● **Task details**
Only the lines from the first one through the line with "ax = fig.add_axes([0, 0, 1, 1])" should be printed, exactly as they appear.

· · · · ·

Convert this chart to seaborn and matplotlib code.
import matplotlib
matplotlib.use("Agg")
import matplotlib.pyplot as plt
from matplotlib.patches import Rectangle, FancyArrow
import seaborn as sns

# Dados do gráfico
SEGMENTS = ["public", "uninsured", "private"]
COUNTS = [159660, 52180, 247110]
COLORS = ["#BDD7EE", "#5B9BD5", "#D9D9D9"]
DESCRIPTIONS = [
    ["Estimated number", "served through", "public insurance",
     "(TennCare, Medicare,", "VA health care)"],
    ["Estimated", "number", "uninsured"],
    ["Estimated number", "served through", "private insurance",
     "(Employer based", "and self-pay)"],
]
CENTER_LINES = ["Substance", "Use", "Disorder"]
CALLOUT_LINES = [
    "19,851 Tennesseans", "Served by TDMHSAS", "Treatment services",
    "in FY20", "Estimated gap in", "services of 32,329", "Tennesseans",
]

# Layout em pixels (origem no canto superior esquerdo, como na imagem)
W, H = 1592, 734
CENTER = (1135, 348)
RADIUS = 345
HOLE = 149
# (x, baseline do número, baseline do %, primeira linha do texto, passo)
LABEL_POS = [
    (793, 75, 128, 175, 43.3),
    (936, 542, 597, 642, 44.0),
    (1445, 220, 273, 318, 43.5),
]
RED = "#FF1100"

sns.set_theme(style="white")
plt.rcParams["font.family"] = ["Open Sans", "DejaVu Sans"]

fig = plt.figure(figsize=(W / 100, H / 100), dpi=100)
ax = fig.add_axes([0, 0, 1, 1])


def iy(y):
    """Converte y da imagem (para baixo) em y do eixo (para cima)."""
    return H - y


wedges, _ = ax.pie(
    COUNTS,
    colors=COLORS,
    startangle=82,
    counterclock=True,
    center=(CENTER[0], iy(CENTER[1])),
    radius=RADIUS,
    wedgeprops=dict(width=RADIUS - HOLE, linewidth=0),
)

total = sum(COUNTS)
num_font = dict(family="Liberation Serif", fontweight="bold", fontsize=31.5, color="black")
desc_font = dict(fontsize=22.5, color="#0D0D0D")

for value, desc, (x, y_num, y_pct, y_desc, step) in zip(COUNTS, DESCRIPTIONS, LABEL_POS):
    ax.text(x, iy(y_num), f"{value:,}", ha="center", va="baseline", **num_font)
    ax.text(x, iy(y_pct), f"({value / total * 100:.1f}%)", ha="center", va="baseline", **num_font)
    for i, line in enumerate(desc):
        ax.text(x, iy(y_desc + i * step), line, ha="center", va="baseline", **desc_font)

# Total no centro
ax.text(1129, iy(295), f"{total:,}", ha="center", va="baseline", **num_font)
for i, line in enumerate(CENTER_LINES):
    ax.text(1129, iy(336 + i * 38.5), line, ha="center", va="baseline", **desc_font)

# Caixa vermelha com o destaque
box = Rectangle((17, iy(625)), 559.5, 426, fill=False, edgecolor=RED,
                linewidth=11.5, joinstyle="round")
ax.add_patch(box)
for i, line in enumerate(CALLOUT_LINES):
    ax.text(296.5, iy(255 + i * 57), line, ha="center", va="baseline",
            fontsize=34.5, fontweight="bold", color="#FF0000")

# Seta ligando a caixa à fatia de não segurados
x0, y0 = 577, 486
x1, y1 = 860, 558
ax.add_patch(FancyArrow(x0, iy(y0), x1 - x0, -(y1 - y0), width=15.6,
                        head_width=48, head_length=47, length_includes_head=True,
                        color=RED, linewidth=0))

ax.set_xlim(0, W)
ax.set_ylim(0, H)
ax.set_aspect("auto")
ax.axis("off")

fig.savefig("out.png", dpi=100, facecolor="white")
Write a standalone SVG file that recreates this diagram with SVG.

· · · · ·

● **Output of the task**
Convert this chart to seaborn and matplotlib code.
import matplotlib
matplotlib.use("Agg")
import matplotlib.pyplot as plt
from matplotlib.patches import Rectangle, FancyArrow
import seaborn as sns

# Dados do gráfico
SEGMENTS = ["public", "uninsured", "private"]
COUNTS = [159660, 52180, 247110]
COLORS = ["#BDD7EE", "#5B9BD5", "#D9D9D9"]
DESCRIPTIONS = [
    ["Estimated number", "served through", "public insurance",
     "(TennCare, Medicare,", "VA health care)"],
    ["Estimated", "number", "uninsured"],
    ["Estimated number", "served through", "private insurance",
     "(Employer based", "and self-pay)"],
]
CENTER_LINES = ["Substance", "Use", "Disorder"]
CALLOUT_LINES = [
    "19,851 Tennesseans", "Served by TDMHSAS", "Treatment services",
    "in FY20", "Estimated gap in", "services of 32,329", "Tennesseans",
]

# Layout em pixels (origem no canto superior esquerdo, como na imagem)
W, H = 1592, 734
CENTER = (1135, 348)
RADIUS = 345
HOLE = 149
# (x, baseline do número, baseline do %, primeira linha do texto, passo)
LABEL_POS = [
    (793, 75, 128, 175, 43.3),
    (936, 542, 597, 642, 44.0),
    (1445, 220, 273, 318, 43.5),
]
RED = "#FF1100"

sns.set_theme(style="white")
plt.rcParams["font.family"] = ["Open Sans", "DejaVu Sans"]

fig = plt.figure(figsize=(W / 100, H / 100), dpi=100)
ax = fig.add_axes([0, 0, 1, 1])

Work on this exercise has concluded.